What Is a Data Catalog and Why Do You Need One?

A data catalog is a managed inventory of an organization's data assets. It provides metadata management, data lineage visualization, business glossary functionality, and search capabilities so that analysts, engineers, and business users can find, understand, and trust the data they use.

Without a catalog, teams waste hours hunting for the right dataset — or worse, they use the wrong one and make decisions on bad data.

Key Features to Evaluate

When assessing any data catalog platform, evaluate it across these dimensions:

  • Automated metadata ingestion — Can it connect to your databases, data warehouses, and BI tools automatically?
  • Data lineage — Does it show how data flows from source to report?
  • Business glossary — Can business and technical users collaborate on definitions?
  • Data quality integration — Does it surface quality scores or link to quality tools?
  • Search and discovery — Is it easy for non-technical users to find what they need?
  • Access controls — Can you restrict catalog visibility based on roles?
  • Collaboration features — Can users annotate, flag issues, or certify datasets?

Categories of Data Catalog Tools

Enterprise Platforms

Platforms like Collibra, Alation, and Informatica Axon are designed for large organizations with complex governance needs. They offer deep integrations, robust lineage, and workflow capabilities. Trade-offs include higher cost and longer implementation timelines.

Cloud-Native Catalogs

Tools like AWS Glue Data Catalog, Google Dataplex, and Microsoft Purview are tightly integrated with their respective cloud ecosystems. If your data lives primarily in one cloud, these can be cost-effective and relatively quick to deploy.

Open-Source Options

Apache Atlas and OpenMetadata are strong open-source alternatives. They require more engineering investment to deploy and maintain but offer flexibility and no licensing cost. Good for teams with strong data engineering capacity.

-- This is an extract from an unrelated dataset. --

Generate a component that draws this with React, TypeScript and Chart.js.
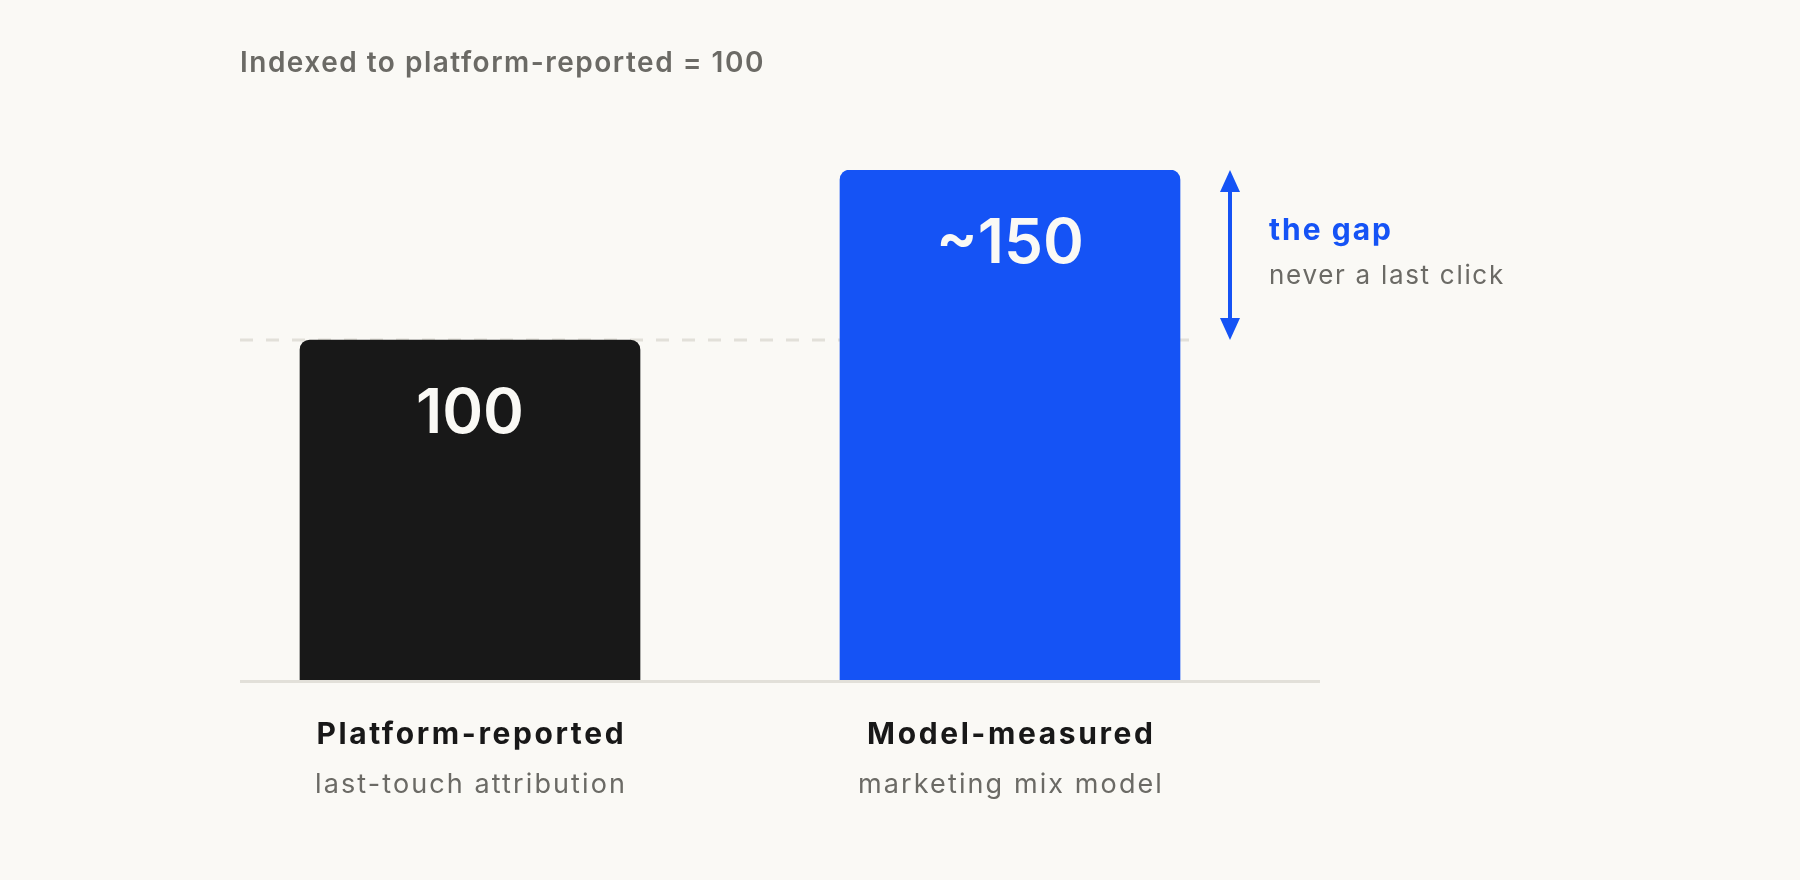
import React, { useEffect, useRef } from "react";
import { Chart, registerables } from "chart.js";

Chart.register(...registerables);

const categories = ["Platform-reported", "Model-measured"];
const subLabels = ["last-touch attribution", "marketing mix model"];
const values = [100, 150];
const valueLabels = ["100", "~150"];
const barColors = ["#181818", "#1553f5"];
const referenceValue = 100;
const titleText = "Indexed to platform-reported = 100";
const gapTitle = "the gap";
const gapSub = "never a last click";

const BG = "#faf9f5";
const GRAY = "#6b6a65";
const BLUE = "#1553f5";
const FONT = "Inter, 'DejaVu Sans', sans-serif";

function text(ctx: any, s: string, x: number, y: number, font: string, color: string, align: string, spacing: number) {
  ctx.font = font;
  ctx.fillStyle = color;
  ctx.textAlign = align;
  ctx.textBaseline = "alphabetic";
  ctx.letterSpacing = `${spacing}px`;
  const dx = align === "center" ? spacing / 2 : 0;
  ctx.fillText(s, x + dx, y);
  ctx.letterSpacing = "0px";
}

const overlay = {
  id: "overlay",
  beforeDatasetsDraw(chart: any) {
    const { ctx, scales } = chart;
    const y100 = scales.y.getPixelForValue(referenceValue);
    ctx.save();
    ctx.strokeStyle = "#e2e0d9";
    ctx.lineWidth = 3;
    ctx.setLineDash([13, 13]);
    ctx.beginPath();
    ctx.moveTo(240, y100);
    ctx.lineTo(1192, y100);
    ctx.stroke();
    ctx.restore();
  },
  afterDatasetsDraw(chart: any) {
    const { ctx, chartArea, scales } = chart;
    const meta = chart.getDatasetMeta(0);
    const yBase = chartArea.bottom;
    ctx.save();
    // baseline
    ctx.strokeStyle = "#e2e0d9";
    ctx.lineWidth = 3;
    ctx.beginPath();
    ctx.moveTo(240, yBase + 1.5);
    ctx.lineTo(1320, yBase + 1.5);
    ctx.stroke();

    // title
    text(ctx, titleText, 240, 72, `600 28px ${FONT}`, GRAY, "left", 1.5);

    meta.data.forEach((bar: any, i: number) => {
      const x = bar.x;
      text(ctx, valueLabels[i], x, bar.y + 93, `600 62px ${FONT}`, "#faf9f5", "center", 0);
      text(ctx, categories[i], x, 744, `700 30px ${FONT}`, "#181818", "center", 2.6);
      text(ctx, subLabels[i], x, 793, `400 27px ${FONT}`, GRAY, "center", 2.1);
    });

    // arrow
    const yTop = scales.y.getPixelForValue(values[1]);
    const yRef = scales.y.getPixelForValue(referenceValue);
    const ax = 1230;
    ctx.strokeStyle = BLUE;
    ctx.fillStyle = BLUE;
    ctx.lineWidth = 4;
    ctx.setLineDash([]);
    ctx.beginPath();
    ctx.moveTo(ax, yTop + 18);
    ctx.lineTo(ax, yRef - 18);
    ctx.stroke();
    ctx.beginPath();
    ctx.moveTo(ax, yTop);
    ctx.lineTo(ax - 10, yTop + 22);
    ctx.lineTo(ax + 10, yTop + 22);
    ctx.closePath();
    ctx.fill();
    ctx.beginPath();
    ctx.moveTo(ax, yRef);
    ctx.lineTo(ax - 10, yRef - 22);
    ctx.lineTo(ax + 10, yRef - 22);
    ctx.closePath();
    ctx.fill();

    text(ctx, gapTitle, 1269, 240, `700 30px ${FONT}`, BLUE, "left", 2);
    text(ctx, gapSub, 1269, 284, `400 26px ${FONT}`, GRAY, "left", 1.7);
    ctx.restore();
  },
};

export default function App() {
  const ref = useRef<HTMLCanvasElement>(null);
  useEffect(() => {
    document.body.style.margin = "0";
    const chart = new Chart(ref.current!, {
      type: "bar",
      data: {
        labels: categories,
        datasets: [
          {
            data: values,
            backgroundColor: barColors,
            borderRadius: 10,
            borderSkipped: "bottom",
            barThickness: 340,
          },
        ],
      },
      options: {
        animation: false,
        responsive: false,
        events: [],
        layout: { padding: { left: 200, right: 520, top: 170, bottom: 200 } },
        plugins: { legend: { display: false }, tooltip: { enabled: false } },
        scales: {
          x: { display: false, offset: true },
          y: { display: false, min: 0, max: 150 },
        },
      },
      plugins: [overlay],
    });
    return () => chart.destroy();
  }, []);
  return (
    <div style={{ width: 1800, height: 880, background: BG }}>
      <canvas ref={ref} width={1800} height={880} style={{ display: "block" }} />
    </div>
  );
}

Modern Data Stack Catalogs

Tools like dbt (with its documentation and lineage features) and Select Star cater to organizations already using the modern data stack. They excel at column-level lineage and connecting tightly with transformation layers.

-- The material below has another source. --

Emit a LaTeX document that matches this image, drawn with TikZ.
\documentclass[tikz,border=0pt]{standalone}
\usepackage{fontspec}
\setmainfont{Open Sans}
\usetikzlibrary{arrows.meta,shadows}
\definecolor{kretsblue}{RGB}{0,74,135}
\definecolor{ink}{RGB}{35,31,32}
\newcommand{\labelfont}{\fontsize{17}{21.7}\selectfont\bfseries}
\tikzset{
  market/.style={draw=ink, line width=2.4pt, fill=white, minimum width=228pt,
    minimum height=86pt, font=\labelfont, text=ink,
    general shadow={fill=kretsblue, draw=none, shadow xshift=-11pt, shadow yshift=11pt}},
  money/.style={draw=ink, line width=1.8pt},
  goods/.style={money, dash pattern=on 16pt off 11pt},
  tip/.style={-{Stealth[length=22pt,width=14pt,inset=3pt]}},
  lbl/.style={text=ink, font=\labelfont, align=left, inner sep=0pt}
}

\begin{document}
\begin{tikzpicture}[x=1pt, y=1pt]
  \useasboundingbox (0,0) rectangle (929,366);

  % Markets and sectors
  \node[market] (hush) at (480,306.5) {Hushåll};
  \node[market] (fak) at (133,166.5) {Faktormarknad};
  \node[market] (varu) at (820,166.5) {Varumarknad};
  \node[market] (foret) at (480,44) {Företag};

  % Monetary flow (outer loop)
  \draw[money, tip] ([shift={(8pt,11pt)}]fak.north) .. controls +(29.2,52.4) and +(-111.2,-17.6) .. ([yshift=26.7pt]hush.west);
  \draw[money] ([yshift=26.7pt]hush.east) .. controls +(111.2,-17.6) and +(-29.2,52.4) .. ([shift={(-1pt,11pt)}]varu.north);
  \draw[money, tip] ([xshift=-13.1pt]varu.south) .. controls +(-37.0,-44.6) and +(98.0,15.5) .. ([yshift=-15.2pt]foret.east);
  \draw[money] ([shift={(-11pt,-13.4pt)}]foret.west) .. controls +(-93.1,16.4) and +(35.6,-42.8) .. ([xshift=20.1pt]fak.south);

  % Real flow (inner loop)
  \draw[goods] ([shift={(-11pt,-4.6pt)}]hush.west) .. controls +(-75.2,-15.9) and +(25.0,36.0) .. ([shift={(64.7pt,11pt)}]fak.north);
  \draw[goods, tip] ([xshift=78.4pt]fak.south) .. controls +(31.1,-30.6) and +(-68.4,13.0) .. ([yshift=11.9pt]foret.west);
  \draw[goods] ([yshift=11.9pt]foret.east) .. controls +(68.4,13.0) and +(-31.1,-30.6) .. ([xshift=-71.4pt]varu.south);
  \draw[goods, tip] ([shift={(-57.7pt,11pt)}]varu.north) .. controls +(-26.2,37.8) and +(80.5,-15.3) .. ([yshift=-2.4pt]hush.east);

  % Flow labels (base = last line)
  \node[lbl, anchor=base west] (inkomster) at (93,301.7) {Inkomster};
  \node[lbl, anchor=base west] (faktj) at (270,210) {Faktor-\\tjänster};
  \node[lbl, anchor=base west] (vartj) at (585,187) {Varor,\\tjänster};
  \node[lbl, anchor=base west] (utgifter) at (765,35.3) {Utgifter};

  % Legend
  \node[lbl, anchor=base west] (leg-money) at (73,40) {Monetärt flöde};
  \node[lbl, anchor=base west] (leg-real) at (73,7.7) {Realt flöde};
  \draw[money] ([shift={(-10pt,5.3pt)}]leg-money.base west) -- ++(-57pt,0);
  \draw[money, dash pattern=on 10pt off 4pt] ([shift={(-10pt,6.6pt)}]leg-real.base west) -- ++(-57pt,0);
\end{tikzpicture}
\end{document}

Feature Comparison at a Glance

Feature Enterprise Platforms Cloud-Native Open-Source
Automated ingestion ✓ Strong ✓ Strong (within cloud) Varies
Data lineage ✓ Strong Moderate Moderate
Business glossary ✓ Strong Basic Basic–Moderate
Cost High Low–Moderate Low (but engineering cost)
Ease of setup Complex Moderate Complex

How to Make the Right Choice

  1. Audit your current stack — List every data source you need the catalog to connect to.
  2. Identify your primary users — Is it mainly engineers, analysts, or business stakeholders?
  3. Define success metrics — What does "working" look like in 6 months?
  4. Run a proof of concept — Most enterprise vendors offer trials. Test with real data.
  5. Consider total cost of ownership — Include implementation, training, and maintenance, not just licensing.

Final Thought

The best data catalog is the one your team will actually use. Prioritize usability and adoption alongside features. A sophisticated tool that sits unused helps no one.